## INSTRUCTION
Reproduce nothing but the lines from the start of the material through the line that includes "supply0_p, color=RED, lw=2.3, solid_capstyle='butt')", both ends included, and omit every picture.
Start
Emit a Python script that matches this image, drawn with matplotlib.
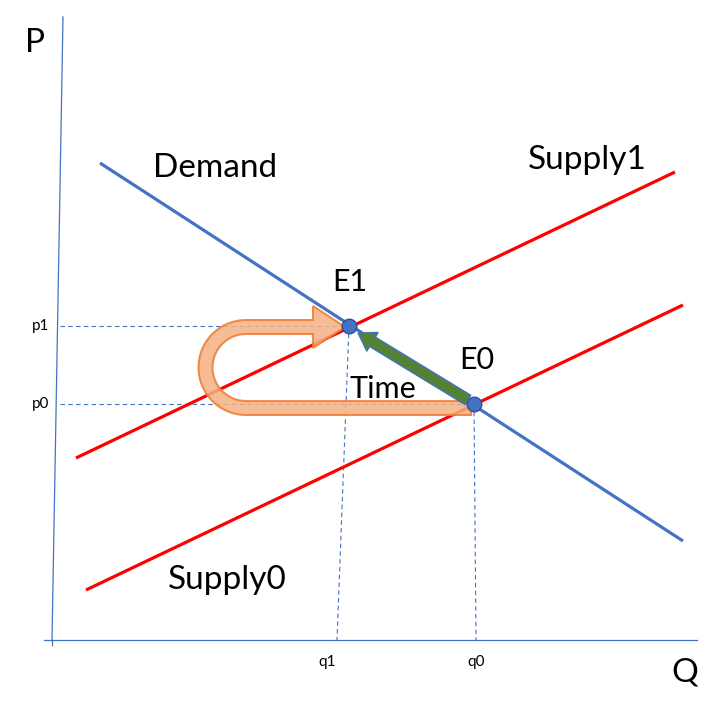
import numpy as np
import matplotlib.pyplot as plt
from matplotlib.path import Path
from matplotlib.patches import PathPatch

plt.rcParams['font.family'] = ['Lato', 'DejaVu Sans']

# curves (Q, P) endpoints
demand_q = [100, 683]
demand_p = [553, 175]
supply1_q = [76, 675]
supply1_p = [258, 544]
supply0_q = [86, 683]
supply0_p = [126, 411]

# equilibrium points
eq_names = ['E1', 'E0']
eq_q = [349, 474]
eq_p = [390, 312]
# where the dashed guides hit the Q axis
q_axis_pos = [337, 476]
q_labels = ['q1', 'q0']
p_labels = ['p1', 'p0']

BLUE = '#4472C4'
RED = '#FF0000'

fig = plt.figure(figsize=(7.2, 7.16), dpi=100)
ax = fig.add_axes([0, 0, 1, 1])
ax.set_xlim(0, 720)
ax.set_ylim(0, 716)
ax.axis('off')

# axes
ax.plot([52, 63], [76, 699], color=BLUE, lw=0.9)
ax.plot([44, 697], [76, 76], color=BLUE, lw=0.9)
ax.plot([52, 52], [71, 76], color=BLUE, lw=0.9)

# dashed guides
for q, p, qa in zip(eq_q, eq_p, q_axis_pos):
    ax.plot([60, q], [p, p], color=BLUE, lw=0.8, ls=(0, (4, 3)))
    ax.plot([q, qa], [p, 76], color=BLUE, lw=0.8, ls=(0, (4, 3)))

ax.plot(demand_q, demand_p, color=BLUE, lw=2.3, solid_capstyle='butt')
ax.plot(supply1_q, supply1_p, color=RED, lw=2.3, solid_capstyle='butt')
ax.plot(supply0_q, supply0_p, color=RED, lw=2.3, solid_capstyle='butt')

# U-turn arrow from E0 back to E1
cx = 246
lo, hi = eq_p[1] - 4, eq_p[0] - 1
cy = (lo + hi) / 2
r = (hi - lo) / 2
hw = 7
x_start = eq_q[1] - 3
tip = eq_q[0] - 4
head_base = tip - 32
t_out = np.linspace(-np.pi / 2, -3 * np.pi / 2, 40)
t_in = t_out[::-1]
outer = [(cx + (r + hw) * np.cos(t), cy + (r + hw) * np.sin(t)) for t in t_out]
inner = [(cx + (r - hw) * np.cos(t), cy + (r - hw) * np.sin(t)) for t in t_in]
verts = [(x_start, lo - hw)] + outer + [
    (head_base, hi + hw), (head_base, hi + 21), (tip, hi),
    (head_base, hi - 21), (head_base, hi - hw)] + inner + [(x_start, lo + hw), (x_start, lo - hw)]
codes = [Path.MOVETO] + [Path.LINETO] * (len(verts) - 2) + [Path.CLOSEPOLY]
ax.add_patch(PathPatch(Path(verts, codes), facecolor='#F4B183', edgecolor='#ED7D31',
                       lw=1.5, alpha=0.85, zorder=3))

# green arrow E0 -> E1
ax.arrow(eq_q[1] - 6, eq_p[1] + 4, eq_q[0] - eq_q[1] + 15, eq_p[0] - eq_p[1] - 11,
         width=11, head_width=22, head_length=17, length_includes_head=True,
         fc='#548235', ec=BLUE, lw=1, zorder=4)

ax.scatter(eq_q, eq_p, s=110, color=BLUE, edgecolors='#2F528F', linewidths=1, zorder=5)

# labels
ax.text(eq_q[0] + 1, 434, eq_names[0], fontsize=22, ha='center', va='center')
ax.text(eq_q[1] + 3, 356, eq_names[1], fontsize=22, ha='center', va='center')
for lab, p in zip(p_labels, eq_p):
    ax.text(41, p, lab, fontsize=11, ha='center', va='center')
for lab, qa in zip(q_labels, q_axis_pos):
    ax.text(qa - 10 if lab == 'q1' else qa, 54, lab, fontsize=11, ha='center', va='center')
ax.text(383, 327, 'Time', fontsize=22, ha='center', va='center', zorder=6)
ax.text(215, 548, 'Demand', fontsize=24, ha='center', va='center')
ax.text(587, 556, 'Supply1', fontsize=24, ha='center', va='center')
ax.text(227, 136, 'Supply0', fontsize=24, ha='center', va='center')
ax.text(35, 673, 'P', fontsize=24, ha='center', va='center')
ax.text(685, 43, 'Q', fontsize=24, ha='center', va='center')

fig.savefig('out.png', dpi=100)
End
## COMPLETED EXERCISE
Emit a Python script that matches this image, drawn with matplotlib.
import numpy as np
import matplotlib.pyplot as plt
from matplotlib.path import Path
from matplotlib.patches import PathPatch

plt.rcParams['font.family'] = ['Lato', 'DejaVu Sans']

# curves (Q, P) endpoints
demand_q = [100, 683]
demand_p = [553, 175]
supply1_q = [76, 675]
supply1_p = [258, 544]
supply0_q = [86, 683]
supply0_p = [126, 411]

# equilibrium points
eq_names = ['E1', 'E0']
eq_q = [349, 474]
eq_p = [390, 312]
# where the dashed guides hit the Q axis
q_axis_pos = [337, 476]
q_labels = ['q1', 'q0']
p_labels = ['p1', 'p0']

BLUE = '#4472C4'
RED = '#FF0000'

fig = plt.figure(figsize=(7.2, 7.16), dpi=100)
ax = fig.add_axes([0, 0, 1, 1])
ax.set_xlim(0, 720)
ax.set_ylim(0, 716)
ax.axis('off')

# axes
ax.plot([52, 63], [76, 699], color=BLUE, lw=0.9)
ax.plot([44, 697], [76, 76], color=BLUE, lw=0.9)
ax.plot([52, 52], [71, 76], color=BLUE, lw=0.9)

# dashed guides
for q, p, qa in zip(eq_q, eq_p, q_axis_pos):
    ax.plot([60, q], [p, p], color=BLUE, lw=0.8, ls=(0, (4, 3)))
    ax.plot([q, qa], [p, 76], color=BLUE, lw=0.8, ls=(0, (4, 3)))

ax.plot(demand_q, demand_p, color=BLUE, lw=2.3, solid_capstyle='butt')
ax.plot(supply1_q, supply1_p, color=RED, lw=2.3, solid_capstyle='butt')
ax.plot(supply0_q, supply0_p, color=RED, lw=2.3, solid_capstyle='butt')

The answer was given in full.